Hi, I never really tried to replicate the paper. Are you sure your codes implement everything as indicated in the paper? The fact that you get consistent results could simply mean that it is consistently wrong/different.

Hello,

Thanks for the prompt reply. Just to be clear, I ran your code, where the only change was to declare an impulse response for consumption and to change the length of the irf’s.

So, I am making the same assumptions as you-- and as far as I can tell, the same ones in the paper. This, in turn, matches up with results I obtained using other methods.
,BGM.mod (1.1 KB)
BGM_dyn.m (48 Bytes)

Best,

Mario

This has never been my code. I only adjusted the timing, but never tried to verify whether everything else like the calibration was correct. Moreover, I never checked whether all equations in the table are correct.

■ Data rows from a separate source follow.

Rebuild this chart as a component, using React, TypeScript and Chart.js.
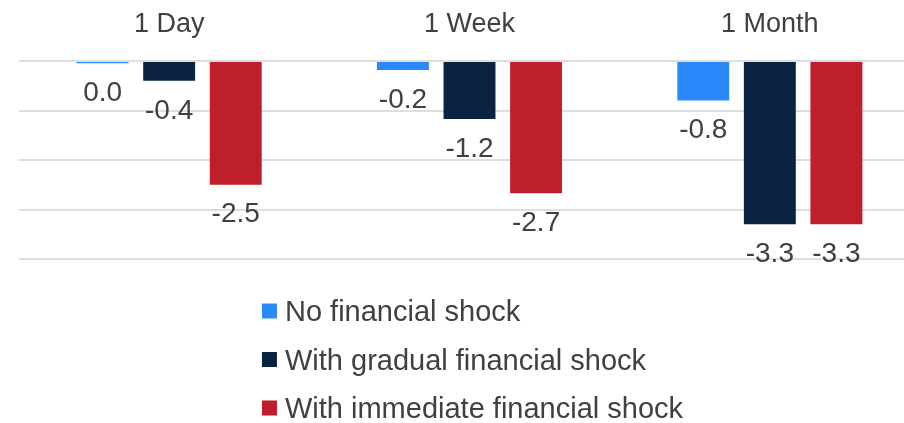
import React, { useEffect, useRef } from "react";
import { Chart, registerables } from "chart.js";

Chart.register(...registerables);

const categories = ["1 Day", "1 Week", "1 Month"];
const seriesNames = [
  "No financial shock",
  "With gradual financial shock",
  "With immediate financial shock",
];
const noShock = [-0.045, -0.18, -0.8];
const gradualShock = [-0.4, -1.17, -3.3];
const immediateShock = [-2.5, -2.67, -3.3];
const seriesColors = ["#2B89FB", "#0A2342", "#BE1F2A"];
const yTicks = [0, -1, -2, -3, -4];

const FONT = "'Liberation Sans', Arial, sans-serif";
const TEXT = "#404040";

const fmt = (v: number) => {
  const s = v.toFixed(1);
  return s === "-0.0" ? "0.0" : s;
};

const valueLabels = {
  id: "valueLabels",
  afterDatasetsDraw(chart: any) {
    const ctx = chart.ctx;
    ctx.save();
    ctx.font = `28px ${FONT}`;
    ctx.fillStyle = TEXT;
    ctx.textAlign = "center";
    ctx.textBaseline = "middle";
    chart.data.datasets.forEach((ds: any, di: number) => {
      const meta = chart.getDatasetMeta(di);
      meta.data.forEach((bar: any, i: number) => {
        ctx.fillText(fmt(ds.data[i]), bar.x, bar.y + 30);
      });
    });
    ctx.restore();
  },
};

const customLegend = {
  id: "customLegend",
  afterDraw(chart: any) {
    const ctx = chart.ctx;
    const area = chart.chartArea;
    ctx.save();
    ctx.font = `29px ${FONT}`;
    ctx.textBaseline = "middle";
    ctx.textAlign = "left";
    const box = 15;
    const gap = 8;
    let maxW = 0;
    chart.data.datasets.forEach((ds: any) => {
      maxW = Math.max(maxW, ctx.measureText(ds.label).width);
    });
    const left = (area.left + area.right) / 2 - (box + gap + maxW) / 2 + 3;
    chart.data.datasets.forEach((ds: any, i: number) => {
      const y = area.bottom + 52 + i * 48.5;
      ctx.fillStyle = ds.backgroundColor;
      ctx.fillRect(left, y - box / 2, box, box);
      ctx.fillStyle = TEXT;
      ctx.fillText(ds.label, left + box + gap, y + 2);
    });
    ctx.restore();
  },
};

export default function App() {
  const ref = useRef<HTMLCanvasElement>(null);
  useEffect(() => {
    if (!ref.current) return;
    const chart = new Chart(ref.current, {
      type: "bar",
      data: {
        labels: categories,
        datasets: [noShock, gradualShock, immediateShock].map((d, i) => ({
          label: seriesNames[i],
          data: d,
          backgroundColor: seriesColors[i],
          borderWidth: 0,
          barPercentage: 0.78,
          categoryPercentage: 0.665,
        })),
      },
      options: {
        animation: false,
        responsive: false,
        maintainAspectRatio: false,
        layout: { padding: { left: 19, right: 20, top: 7, bottom: 164 } },
        plugins: {
          legend: { display: false },
          tooltip: { enabled: false },
        },
        scales: {
          x: {
            position: "top",
            grid: { display: false, drawTicks: false },
            border: { display: false },
            ticks: {
              color: TEXT,
              font: { family: FONT, size: 27 },
              padding: 20,
            },
            afterFit: (scale: any) => {
              scale.height = 54;
            },
          },
          y: {
            min: -4,
            max: 0,
            afterBuildTicks: (scale: any) => {
              scale.ticks = yTicks.map((v) => ({ value: v }));
            },
            grid: { color: "#DEDEDE", lineWidth: 2, drawTicks: false },
            border: { display: false },
            ticks: { display: false },
          },
        },
      },
      plugins: [valueLabels, customLegend],
    });
    return () => chart.destroy();
  }, []);
  return (
    <div style={{ position: "fixed", left: 0, top: 0, width: 940, height: 423, background: "#fff" }}>
      <canvas ref={ref} width={940} height={423} style={{ width: 940, height: 423 }} />
    </div>
  );
}
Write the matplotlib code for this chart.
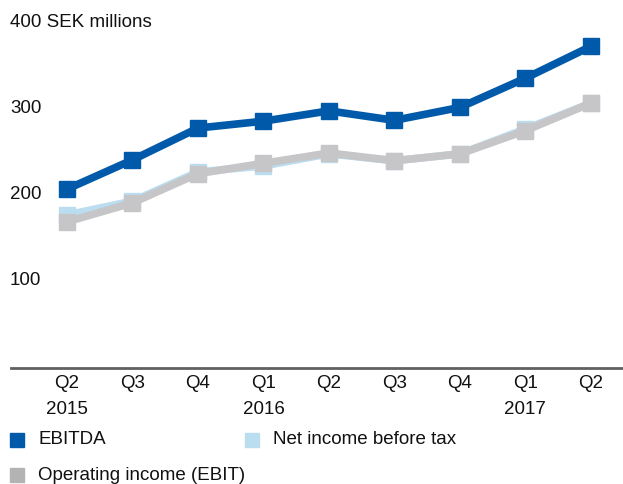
import matplotlib.pyplot as plt
from matplotlib.patches import Rectangle
from matplotlib.transforms import blended_transform_factory

plt.rcParams['font.family'] = ['Liberation Sans', 'DejaVu Sans']

quarters = ['Q2', 'Q3', 'Q4', 'Q1', 'Q2', 'Q3', 'Q4', 'Q1', 'Q2']
years = ['2015', '', '', '2016', '', '', '', '2017', '']
ebitda = [208, 242, 279, 287, 299, 288, 303, 337, 374]
net_income = [178, 194, 228, 235, 249, 241, 249, 278, 308]
ebit = [170, 192, 226, 238, 250, 241, 249, 276, 308]
yticks = [100, 200, 300, 400]

blue = '#005AA9'
light = '#BBDDF0'
gray = '#C6C6C8'
txt = '#111111'
fs = 13.5

fig = plt.figure(figsize=(6.23, 4.84), dpi=100)
ax = fig.add_axes([11 / 623, 116 / 484, 612 / 623, 344 / 484])
x = list(range(len(quarters)))

ax.plot(x, net_income, color=light, lw=5.5, marker='s', ms=11, mec=light, zorder=2)
ax.plot(x, ebit, color=gray, lw=5.5, marker='s', ms=11, mec=gray, zorder=3)
ax.plot(x, ebitda, color=blue, lw=5.5, marker='s', ms=11, mec=blue, zorder=4)

ax.set_xlim(-0.855, 8.49)
ax.set_ylim(0, 400)
for s in ['top', 'right', 'left']:
    ax.spines[s].set_visible(False)
ax.spines['bottom'].set_color('#606060')
ax.spines['bottom'].set_linewidth(2)
ax.set_yticks([])
ax.set_xticks([])

# y labels, left-aligned at the figure edge
tr = blended_transform_factory(fig.transFigure, ax.transData)
for v in yticks:
    lab = '400 SEK millions' if v == 400 else str(v)
    ax.text(10 / 623, v + 2, lab, transform=tr, ha='left', va='center', fontsize=fs,
            color=txt)

trx = blended_transform_factory(ax.transData, fig.transFigure)
for i, (q, yr) in enumerate(zip(quarters, years)):
    ax.text(i, 1 - 383 / 484, q, transform=trx, ha='center', va='center', fontsize=fs,
            color=txt)
    if yr:
        ax.text(i, 1 - 409 / 484, yr, transform=trx, ha='center', va='center', fontsize=fs,
                color=txt)

legend_items = [('EBITDA', blue, 10, 440), ('Net income before tax', light, 245, 440),
                ('Operating income (EBIT)', '#B3B3B3', 10, 475)]
for name, c, px, py in legend_items:
    fig.patches.append(Rectangle((px / 623, 1 - (py + 7) / 484), 14 / 623, 14 / 484,
                                 transform=fig.transFigure, color=c))
    fig.text((px + 28) / 623, 1 - py / 484, name, ha='left', va='center', fontsize=fs,
             color=txt)

fig.savefig('out.png', dpi=100)
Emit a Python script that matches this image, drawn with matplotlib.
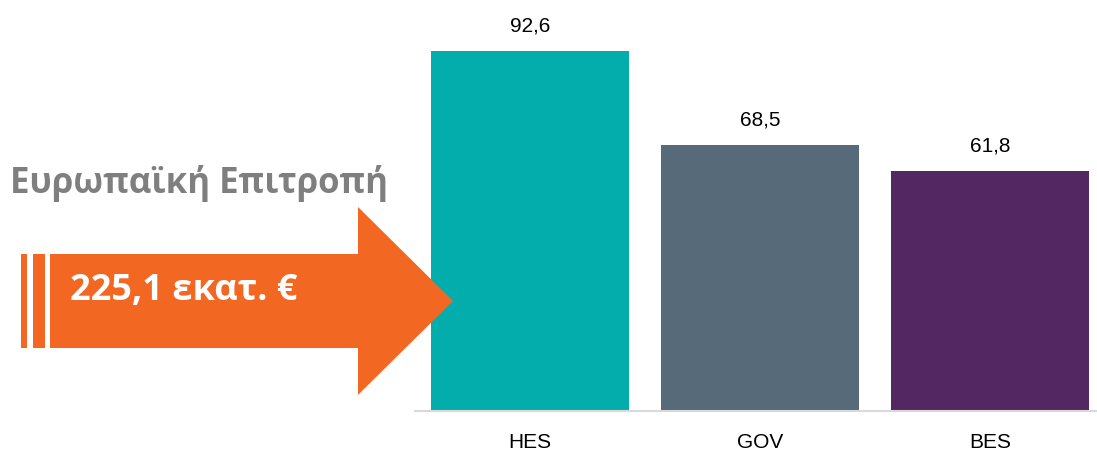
import matplotlib.pyplot as plt
from matplotlib.patches import Polygon, Rectangle

categories = ['HES', 'GOV', 'BES']
values = [92.6, 68.5, 61.8]
colors = ['#02ADAB', '#566A79', '#532762']
title_text = 'Ευρωπαϊκή Επιτροπή'
total_text = '225,1 εκατ. €'

W, H = 1097, 454
fig = plt.figure(figsize=(W / 100, H / 100), dpi=100)

# bar chart area
ax = fig.add_axes([415 / W, 43 / H, 682 / W, 411 / H])
x = range(len(categories))
bars = ax.bar(x, values, width=0.857, color=colors)
ax.set_xlim(-0.5, 2.465)
ax.set_ylim(0, 105.7)
for b, v in zip(bars, values):
    ax.text(b.get_x() + b.get_width() / 2, v + 4.0, f'{v:.1f}'.replace('.', ','),
            ha='center', va='bottom', fontsize=15, family='Liberation Sans')
ax.set_xticks(list(x))
ax.set_xticklabels(categories, fontsize=15, family='Liberation Sans')
ax.tick_params(axis='x', length=0, pad=16)
ax.set_yticks([])
for s in ['top', 'right', 'left']:
    ax.spines[s].set_visible(False)
ax.spines['bottom'].set_color('#D9D9D9')
ax.spines['bottom'].set_linewidth(1.5)

# overlay in pixel coordinates for the arrow
ov = fig.add_axes([0, 0, 1, 1])
ov.set_xlim(0, W)
ov.set_ylim(H, 0)
ov.axis('off')
ov.patch.set_alpha(0)
orange = '#F26722'
ov.add_patch(Rectangle((21, 254), 6, 94, color=orange, lw=0))
ov.add_patch(Rectangle((33, 254), 12, 94, color=orange, lw=0))
ov.add_patch(Polygon([(50, 254), (358, 254), (358, 207), (453, 301),
                      (358, 395), (358, 348), (50, 348)], closed=True,
                     color=orange, lw=0))
ov.text(70, 291, total_text, color='white', fontsize=26, fontweight='bold',
        family='Open Sans', va='center', ha='left')
ov.text(10, 184, title_text, color='#7F7F7F', fontsize=25, fontweight='bold',
        family='Open Sans', va='center', ha='left')

fig.savefig('out.png', dpi=100)
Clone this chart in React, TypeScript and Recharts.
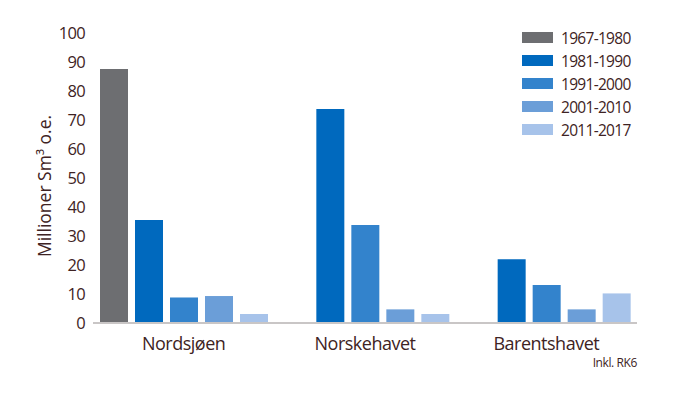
import React from 'react';
import { BarChart, Bar, XAxis, YAxis, Legend, Label } from 'recharts';

const categories = ['Nordsjøen', 'Norskehavet', 'Barentshavet'];
const seriesNames = ['1967-1980', '1981-1990', '1991-2000', '2001-2010', '2011-2017'];
const seriesColors = ['#6d6e71', '#0069be', '#3383cc', '#6b9ed8', '#a7c3ea'];
const v1967 = [87.6, null, null];
const v1981 = [35.5, 73.8, 22];
const v1991 = [8.8, 33.8, 13.1];
const v2001 = [9.3, 4.7, 4.7];
const v2011 = [3.1, 3.1, 10.2];
const yTicks = [0, 10, 20, 30, 40, 50, 60, 70, 80, 90, 100];

const seriesValues = [v1967, v1981, v1991, v2001, v2011];
const data = categories.map((c, i) => {
  const row: any = { name: c };
  seriesNames.forEach((s, k) => { row[s] = seriesValues[k][i]; });
  return row;
});

const TEXT = '#3e2323';
const FONT = '"Open Sans", sans-serif';

const LegendContent = () => (
  <div style={{ fontFamily: FONT }}>
    {seriesNames.map((s, k) => (
      <div key={s} style={{ display: 'flex', alignItems: 'center', height: 23 }}>
        <div style={{ width: 31, height: 11, background: seriesColors[k], marginRight: 8 }} />
        <span style={{ fontSize: 15.5, color: TEXT, letterSpacing: -0.7 }}>{s}</span>
      </div>
    ))}
  </div>
);

export default function App() {
  return (
    <div style={{ position: 'absolute', left: 0, top: 0, width: 700, height: 394, background: '#fff' }}>
      <BarChart
        width={700}
        height={394}
        data={data}
        margin={{ top: 33, right: 63, bottom: 0, left: 0 }}
        barSize={28}
        barGap={7}
        barCategoryGap={6}
      >
        <XAxis
          dataKey="name"
          height={71}
          tickLine={false}
          axisLine={{ stroke: '#c9c6c6', strokeWidth: 2 }}
          tickMargin={8}
          tick={{ fill: TEXT, fontSize: 18, fontFamily: FONT, letterSpacing: -0.5 }}
          interval={0}
        />
        <YAxis
          width={93}
          domain={[0, 100]}
          ticks={yTicks}
          tickLine={false}
          axisLine={false}
          tick={{ fill: TEXT, fontSize: 16.5, fontFamily: FONT, letterSpacing: -0.7 }}
        >
          <Label
            value="Millioner Sm³ o.e."
            angle={-90}
            position="center"
            dx={-2}
            dy={8}
            style={{ fill: TEXT, fontSize: 17.5, fontFamily: FONT, textAnchor: 'middle' }}
          />
        </YAxis>
        <Legend
          layout="vertical"
          verticalAlign="middle"
          align="center"
          content={<LegendContent />}
          wrapperStyle={{ position: 'absolute', left: 522, top: 26, width: 140 }}
        />
        {seriesNames.map((s, k) => (
          <Bar key={s} dataKey={s} fill={seriesColors[k]} isAnimationActive={false} />
        ))}
      </BarChart>
      <div style={{ position: 'absolute', left: 560, top: 354, width: 77, textAlign: 'right', fontFamily: FONT, fontSize: 12, color: TEXT, letterSpacing: -0.4 }}>
        Inkl. RK6
      </div>
    </div>
  );
}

See the full code for the model with both capital and no capital here (Replication codes for papers with equity premia!). Before looking at the IRFs maybe see if the first and second moments are the same. Another difference is that the code uses a second order estimation, whereas BGM may have used a first order one.